Şef Ali Gündoğdu ile servis sorumlusu okuyucum Baki Ovacık masamızla ilgilendi. Ayvaz Aydın masamızı donattı. Çingene palamudu yedik. Buz gibi Sarafin beyaz şarap içtik. Boğaz midyeleri kötü diyerek uzun zamandır midye yiyemiyorduk... Bu midye Büyükada midyesi, temizdir diyerek midye de yedik... Balık çorbalarını övdüler. Tatlı niyetine balık çorbası tattım. Gerçekten sıcacık ve pek güzeldi (Çingene palamudu 10 milyon, balık çorbası 6 milyon lira idi).
Sinek Kahve
Büyükadalı Nazan Ölçer, adaya gidip de Sinek Kahve'ye uğramamak olmaz diyerek bizi uyarmıştı. Sinek Kahve saat kulesinin hemen arkasındaki Düz Sokak'ın başında. İki katlı bir bina. İstanbul'da böyle tatlı, böyle özgün bir yer olduğu görmeyene anlatılamaz.

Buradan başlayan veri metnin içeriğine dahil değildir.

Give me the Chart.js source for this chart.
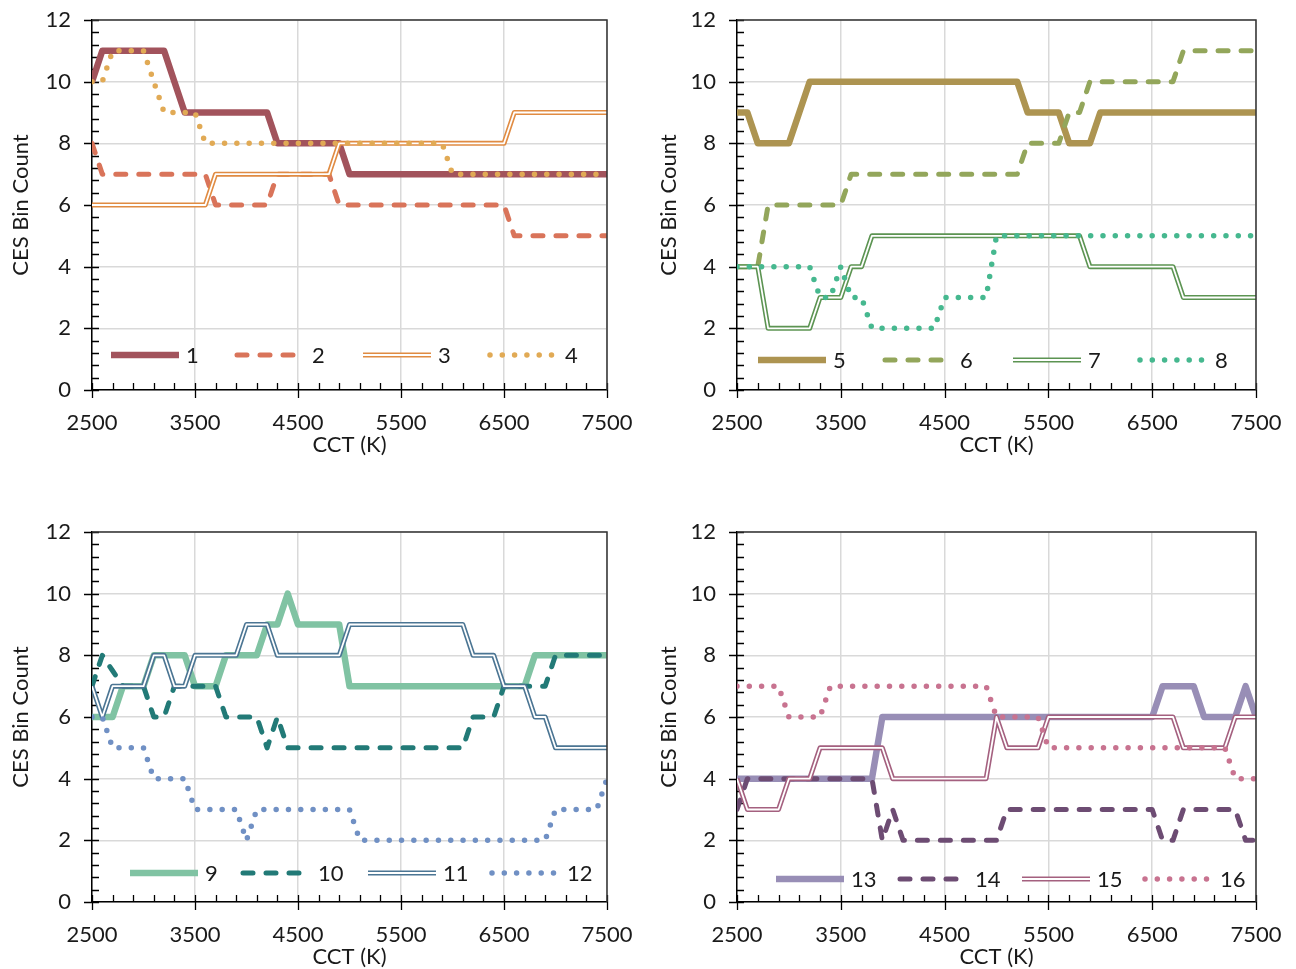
<!DOCTYPE html>
<html lang="en">
<head>
<meta charset="utf-8">
<title>CES Bin Count vs CCT</title>
<script src="https://cdn.jsdelivr.net/npm/chart.js@4.4.1/dist/chart.umd.min.js"></script>
<style>
  html, body { margin: 0; padding: 0; background: #fff; }
  .panel { position: absolute; width: 648px; height: 484px; }
  .panel canvas { display: block; }
</style>
</head>
<body>
<div class="panel" style="left:0;top:0"><canvas id="p1" width="648" height="484"></canvas></div>
<div class="panel" style="left:648px;top:0"><canvas id="p2" width="648" height="484"></canvas></div>
<div class="panel" style="left:0;top:512px"><canvas id="p3" width="648" height="484"></canvas></div>
<div class="panel" style="left:648px;top:512px"><canvas id="p4" width="648" height="484"></canvas></div>
<script>
// ===== DATA =====
const cct = [2500, 2600, 2700, 2800, 2900, 3000, 3100, 3200, 3300, 3400,
  3500, 3600, 3700, 3800, 3900, 4000, 4100, 4200, 4300, 4400,
  4500, 4600, 4700, 4800, 4900, 5000, 5100, 5200, 5300, 5400,
  5500, 5600, 5700, 5800, 5900, 6000, 6100, 6200, 6300, 6400,
  6500, 6600, 6700, 6800, 6900, 7000, 7100, 7200, 7300, 7400, 7500];
const xTicks = [2500, 3500, 4500, 5500, 6500, 7500];
const xTickLabels = ['2500', '3500', '4500', '5500', '6500', '7500'];
const yTicks = [0, 2, 4, 6, 8, 10, 12];
const yTickLabels = ['0', '2', '4', '6', '8', '10', '12'];

const s1 = [10, 11, 11, 11, 11, 11, 11, 11, 10, 9, 9, 9, 9, 9, 9, 9, 9, 9, 8, 8,
  8, 8, 8, 8, 8, 7, 7, 7, 7, 7, 7, 7, 7, 7, 7, 7, 7, 7, 7, 7, 7, 7, 7, 7, 7, 7, 7, 7, 7, 7, 7];
const s2 = [8, 7, 7, 7, 7, 7, 7, 7, 7, 7, 7, 7, 6, 6, 6, 6, 6, 6, 7, 7,
  7, 7, 7, 7, 6, 6, 6, 6, 6, 6, 6, 6, 6, 6, 6, 6, 6, 6, 6, 6, 6, 5, 5, 5, 5, 5, 5, 5, 5, 5, 5];
const s3 = [6, 6, 6, 6, 6, 6, 6, 6, 6, 6, 6, 6, 7, 7, 7, 7, 7, 7, 7, 7,
  7, 7, 7, 7, 8, 8, 8, 8, 8, 8, 8, 8, 8, 8, 8, 8, 8, 8, 8, 8, 8, 9, 9, 9, 9, 9, 9, 9, 9, 9, 9];
const s4 = [10, 10, 11, 11, 11, 11, 10, 9, 9, 9, 9, 8, 8, 8, 8, 8, 8, 8, 8, 8,
  8, 8, 8, 8, 8, 8, 8, 8, 8, 8, 8, 8, 8, 8, 8, 7, 7, 7, 7, 7, 7, 7, 7, 7, 7, 7, 7, 7, 7, 7, 7];

const s5 = [9, 9, 8, 8, 8, 8, 9, 10, 10, 10, 10, 10, 10, 10, 10, 10, 10, 10, 10, 10,
  10, 10, 10, 10, 10, 10, 10, 10, 9, 9, 9, 9, 8, 8, 8, 9, 9, 9, 9, 9, 9, 9, 9, 9, 9, 9, 9, 9, 9, 9, 9];
const s6 = [4, 4, 4, 6, 6, 6, 6, 6, 6, 6, 6, 7, 7, 7, 7, 7, 7, 7, 7, 7,
  7, 7, 7, 7, 7, 7, 7, 7, 8, 8, 8, 8, 9, 9, 10, 10, 10, 10, 10, 10, 10, 10, 10, 11, 11, 11, 11, 11, 11, 11, 11];
const s7 = [4, 4, 4, 2, 2, 2, 2, 2, 3, 3, 3, 4, 4, 5, 5, 5, 5, 5, 5, 5,
  5, 5, 5, 5, 5, 5, 5, 5, 5, 5, 5, 5, 5, 5, 4, 4, 4, 4, 4, 4, 4, 4, 4, 3, 3, 3, 3, 3, 3, 3, 3];
const s8 = [4, 4, 4, 4, 4, 4, 4, 4, 3, 3, 4, 3, 3, 2, 2, 2, 2, 2, 2, 2,
  3, 3, 3, 3, 3, 5, 5, 5, 5, 5, 5, 5, 5, 5, 5, 5, 5, 5, 5, 5, 5, 5, 5, 5, 5, 5, 5, 5, 5, 5, 5];

const s9 = [6, 6, 6, 7, 7, 7, 8, 8, 8, 8, 7, 7, 7, 8, 8, 8, 8, 9, 9, 10,
  9, 9, 9, 9, 9, 7, 7, 7, 7, 7, 7, 7, 7, 7, 7, 7, 7, 7, 7, 7, 7, 7, 7, 8, 8, 8, 8, 8, 8, 8, 8];
const s10 = [7, 8, 7.5, 7, 7, 7, 6, 6, 7, 7, 7, 7, 7, 6, 6, 6, 6, 5, 6, 5,
  5, 5, 5, 5, 5, 5, 5, 5, 5, 5, 5, 5, 5, 5, 5, 5, 5, 6, 6, 6, 7, 7, 7, 7, 7, 8, 8, 8, 8, 8, 8];
const s11 = [7, 6, 7, 7, 7, 7, 8, 8, 7, 7, 8, 8, 8, 8, 8, 9, 9, 9, 8, 8,
  8, 8, 8, 8, 8, 9, 9, 9, 9, 9, 9, 9, 9, 9, 9, 9, 9, 8, 8, 8, 7, 7, 7, 6, 6, 5, 5, 5, 5, 5, 5];
const s12 = [6, 6, 5, 5, 5, 5, 4, 4, 4, 4, 3, 3, 3, 3, 3, 2, 3, 3, 3, 3,
  3, 3, 3, 3, 3, 3, 2, 2, 2, 2, 2, 2, 2, 2, 2, 2, 2, 2, 2, 2, 2, 2, 2, 2, 2, 3, 3, 3, 3, 3, 4];

const s13 = [4, 4, 4, 4, 4, 4, 4, 4, 4, 4, 4, 4, 4, 4, 6, 6, 6, 6, 6, 6,
  6, 6, 6, 6, 6, 6, 6, 6, 6, 6, 6, 6, 6, 6, 6, 6, 6, 6, 6, 6, 6, 7, 7, 7, 7, 6, 6, 6, 6, 7, 6];
const s14 = [3, 4, 4, 4, 4, 4, 4, 4, 4, 4, 4, 4, 4, 4, 2, 3, 2, 2, 2, 2,
  2, 2, 2, 2, 2, 2, 3, 3, 3, 3, 3, 3, 3, 3, 3, 3, 3, 3, 3, 3, 3, 2, 2, 3, 3, 3, 3, 3, 3, 2, 2];
const s15 = [4, 3, 3, 3, 3, 4, 4, 4, 5, 5, 5, 5, 5, 5, 5, 4, 4, 4, 4, 4,
  4, 4, 4, 4, 4, 6, 5, 5, 5, 5, 6, 6, 6, 6, 6, 6, 6, 6, 6, 6, 6, 6, 6, 5, 5, 5, 5, 5, 6, 6, 6];
const s16 = [7, 7, 7, 7, 7, 6, 6, 6, 6, 7, 7, 7, 7, 7, 7, 7, 7, 7, 7, 7,
  7, 7, 7, 7, 7, 6, 6, 6, 6, 6, 5, 5, 5, 5, 5, 5, 5, 5, 5, 5, 5, 5, 5, 5, 5, 5, 5, 5, 4, 4, 4];

// ===== ESTILOS =====
Chart.defaults.font.family = 'Lato, "Open Sans", sans-serif';
Chart.defaults.color = '#1a1a1a';

const lineKinds = {
  solid: { borderWidth: 6.5, borderDash: [], borderCapStyle: 'butt' },
  dash: { borderWidth: 5, borderDash: [10, 13], borderCapStyle: 'round' },
  dot: { borderWidth: 5.5, borderDash: [0, 12.3], borderCapStyle: 'round' },
  double: { borderWidth: 5, borderDash: [], borderCapStyle: 'butt' }
};

const panels = [
  { id: 'p1', areaLeft: 92, areaRight: 607, legendY: 355, legendX: [186, 312, 438, 565],
    series: [
      { label: '1', data: s1, color: '#a2535c', kind: 'solid' },
      { label: '2', data: s2, color: '#d9745a', kind: 'dash' },
      { label: '3', data: s3, color: '#e08b42', kind: 'double' },
      { label: '4', data: s4, color: '#e1aa55', kind: 'dot' }
    ] },
  { id: 'p2', areaLeft: 89, areaRight: 608, legendY: 360, legendX: [185, 312, 440, 567],
    series: [
      { label: '5', data: s5, color: '#ad9451', kind: 'solid' },
      { label: '6', data: s6, color: '#93a65b', kind: 'dash' },
      { label: '7', data: s7, color: '#5c9452', kind: 'double' },
      { label: '8', data: s8, color: '#46b88f', kind: 'dot' }
    ] },
  { id: 'p3', areaLeft: 92, areaRight: 607, legendY: 361, legendX: [205, 318, 443, 567],
    series: [
      { label: '9', data: s9, color: '#80c3a3', kind: 'solid' },
      { label: '10', data: s10, color: '#227a77', kind: 'dash' },
      { label: '11', data: s11, color: '#4b7593', kind: 'double' },
      { label: '12', data: s12, color: '#7090c4', kind: 'dot' }
    ] },
  { id: 'p4', areaLeft: 89, areaRight: 608, legendY: 367, legendX: [203, 327, 449, 572],
    series: [
      { label: '13', data: s13, color: '#988eb6', kind: 'solid' },
      { label: '14', data: s14, color: '#6d4c73', kind: 'dash' },
      { label: '15', data: s15, color: '#a4607f', kind: 'double' },
      { label: '16', data: s16, color: '#c87390', kind: 'dot' }
    ] }
];

// ===== PLUGINS =====
// marcas menores dos eixos e moldura superior/direita
const axisMarks = {
  id: 'axisMarks',
  beforeDatasetsDraw(chart) {
    const { ctx, chartArea: a, scales: { x, y } } = chart;
    ctx.save();
    ctx.strokeStyle = '#000';
    ctx.lineWidth = 1.3;
    ctx.beginPath();
    for (let i = 0; i <= 30; i++) {
      const py = Math.round(y.getPixelForValue(i * 0.4)) + 0.5;
      ctx.moveTo(a.left - (i % 5 === 0 ? 8 : 0), py);
      ctx.lineTo(a.left + 7, py);
    }
    for (let i = 0; i <= 25; i++) {
      const px = Math.round(x.getPixelForValue(2500 + i * 200)) + 0.5;
      ctx.moveTo(px, a.bottom + (i % 5 === 0 ? 8 : 0));
      ctx.lineTo(px, a.bottom - 7);
    }
    ctx.stroke();
    ctx.restore();
  },
  afterDatasetsDraw(chart) {
    const { ctx, chartArea: a } = chart;
    ctx.save();
    ctx.strokeStyle = '#333';
    ctx.lineWidth = 1.5;
    ctx.beginPath();
    ctx.moveTo(a.left, a.top);
    ctx.lineTo(a.right, a.top);
    ctx.lineTo(a.right, a.bottom);
    ctx.stroke();
    ctx.restore();
  }
};

// legenda dentro da área do gráfico
const insideLegend = {
  id: 'insideLegend',
  afterDatasetsDraw(chart, args, opts) {
    const { ctx } = chart;
    const sets = chart.data.datasets;
    let item = 0;
    sets.forEach((ds, i) => {
      if (ds.isInner) return;
      const lx = opts.xs[item++];
      const x0 = lx - 75, x1 = lx - 7, yy = opts.y;
      const layers = [ds];
      if (sets[i + 1] && sets[i + 1].isInner) layers.push(sets[i + 1]);
      layers.forEach(l => {
        ctx.save();
        ctx.strokeStyle = l.borderColor;
        ctx.lineWidth = l.borderWidth;
        ctx.lineCap = l.borderCapStyle || 'butt';
        ctx.setLineDash(l.borderDash || []);
        ctx.beginPath();
        ctx.moveTo(x0, yy);
        ctx.lineTo(x1, yy);
        ctx.stroke();
        ctx.restore();
      });
      ctx.save();
      ctx.font = '22px Lato, "Open Sans", sans-serif';
      ctx.fillStyle = '#1a1a1a';
      ctx.textBaseline = 'middle';
      ctx.fillText(ds.label, lx, yy + 1);
      ctx.restore();
    });
  }
};

// ===== GRÁFICOS =====
function buildDatasets(series) {
  const out = [];
  series.forEach((s, k) => {
    const pts = cct.map((x, i) => ({ x: x, y: s.data[i] }));
    out.push(Object.assign({
      label: s.label,
      data: pts,
      borderColor: s.color,
      borderJoinStyle: 'round',
      pointRadius: 0,
      tension: 0,
      order: 10 - 2 * k
    }, lineKinds[s.kind]));
    if (s.kind === 'double') {
      out.push({
        label: '',
        isInner: true,
        data: pts,
        borderColor: '#ffffff',
        borderWidth: 1.8,
        borderJoinStyle: 'round',
        pointRadius: 0,
        tension: 0,
        order: 10 - 2 * k - 1
      });
    }
  });
  return out;
}

function noEdgePadding(s) {
  s.paddingTop = 0;
  s.paddingBottom = 0;
  s.paddingLeft = 0;
  s.paddingRight = 0;
}

panels.forEach(p => {
  new Chart(document.getElementById(p.id), {
    type: 'line',
    data: { datasets: buildDatasets(p.series) },
    options: {
      responsive: false,
      animation: false,
      events: [],
      layout: { padding: { left: 0, top: 20, right: 648 - p.areaRight, bottom: 0 } },
      plugins: {
        legend: { display: false },
        tooltip: { enabled: false },
        insideLegend: { xs: p.legendX, y: p.legendY }
      },
      scales: {
        x: {
          type: 'linear',
          min: 2500,
          max: 7500,
          afterBuildTicks: s => { s.ticks = xTicks.map(v => ({ value: v })); },
          afterFit: s => { s.height = 94; noEdgePadding(s); },
          grid: { color: '#d9d9d9', lineWidth: 1.5, drawTicks: false },
          border: { color: '#000', width: 1.5 },
          ticks: {
            padding: 20,
            maxRotation: 0,
            font: { size: 22 },
            callback: (v, i) => xTickLabels[i]
          },
          title: { display: true, text: 'CCT (K)', font: { size: 22 }, padding: { top: 0, bottom: 26 } }
        },
        y: {
          min: 0,
          max: 12,
          afterBuildTicks: s => { s.ticks = yTicks.map(v => ({ value: v })); },
          afterFit: s => { s.width = p.areaLeft; noEdgePadding(s); },
          grid: { color: '#d9d9d9', lineWidth: 1.5, drawTicks: false },
          border: { color: '#000', width: 1.5 },
          ticks: {
            padding: 21,
            font: { size: 22 },
            callback: (v, i) => yTickLabels[i]
          },
          title: { display: true, text: 'CES Bin Count', font: { size: 22 }, padding: { top: 8, bottom: 0 } }
        }
      }
    },
    plugins: [axisMarks, insideLegend]
  });
});
</script>
</body>
</html>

Nilay ve Ali Arman ile Nilgün ve Osman Mısırlı beş yıl önce açmışlar Sinek Kahve'yi. Gittiğimizde eski tekstilcilerden Ali Arman müzik yapıyordu. Açık mutfak tezgahının arkasında Nilgün Mısırlı ile kızı Aslı Kermen makarna pişiriyordu. Aslı Kermen, Almanya'da edebiyat okumuş. Yazları burada annesine yardım ediyor.
Sinek Kahve'de salatalar 7 milyon 500 bin lira, makarna 10 milyon lira, mantı 6 milyon lira, kahve-çay 3 milyon 500 bin lira ile 5 milyon lira... Ama bu anlattıklarım başka yerlerde olduğu gibi tabağa, bardağa doldurularak getirilmiyor. Bir farklı ikram şekilleri var ki... Pek güzel.
Üst katında kocaman bir masa ve etrafında 16 sandalye var. Dostları bu masa etrafında toplayıp bir yemek yemeyi hayal ederek Sinekli Kahve'den ayrıldık...
(Sinek Kahve sahipleri "Büyükada" başlıklı küçük bir broşür bastırmışlar. Fotoğrafları ile, içindeki yazılarla çok güzel bir broşür. Sinek Kahve'ye gittiğinizde bir tane edininiz.)